Pápa Air Base in western Hungary, meanwhile, serves as home base for a 12-nation Strategic Air Capability Program, run by the U.S. Air Force since 2009, which operates three Boeing C-17 Globemasters on missions ranging from hauling cargo to Afghanistan to taking humanitarian aid to Haiti. NATO bought two of the C-17s and the United States donated one, Boeing spokesman Damien Mills said. The United States, nine other NATO nations and Partners for Peace members Finland and Sweden each underwrite, on a proportional basis, the expense of flying the planes 1,000 hours a year, he added.

Besides meeting with Panetta on Friday, Hende was to travel over the weekend to Tampa to visit Central and Special Operations commands. “We’ve been receiving major assistance and support from the United States in increasing and further developing the Hungarian special operations forces capability,” the defense minister said.

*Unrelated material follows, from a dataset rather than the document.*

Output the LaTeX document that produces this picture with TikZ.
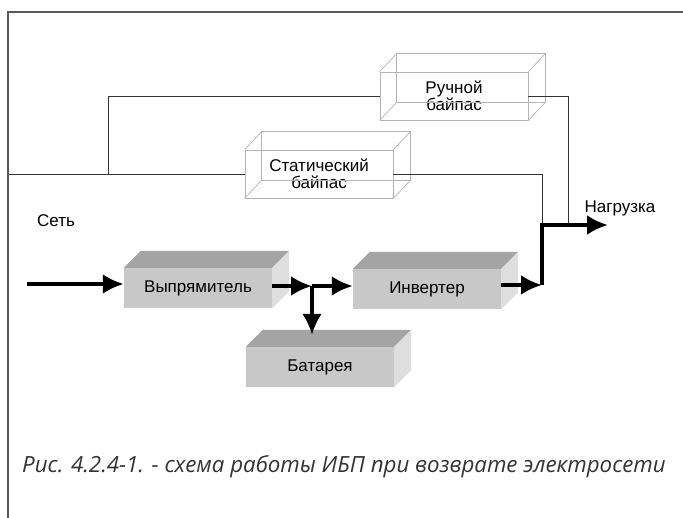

Hungary keeps about 1,000 of its 25,000 troops deployed abroad, Hende noted, with the second largest contingent assigned to NATO peacekeeping missions in Bosnia-Herzegovina and Kosovo. Hungary also recently extended through 2026 a lease on 14 JAS-39 Gripen multirole fighter jets that was to expire in 2016, in part to take a turn flying Baltic air patrols with other NATO nations. NATO agreed to provide the patrols when Estonia, Latvia and Lithuania joined the alliance in 2004 over Russia’s objections.

The mission will be good training for Hungarian pilots because the Russians “just keep testing the capabilities and the patience of the NATO air forces deployed there each and every day,” Hende said. The Russians often launch bombers “directly towards Riga” and have them turn away just before the border, he said. “Soldiers are like big children, so they like to play around.”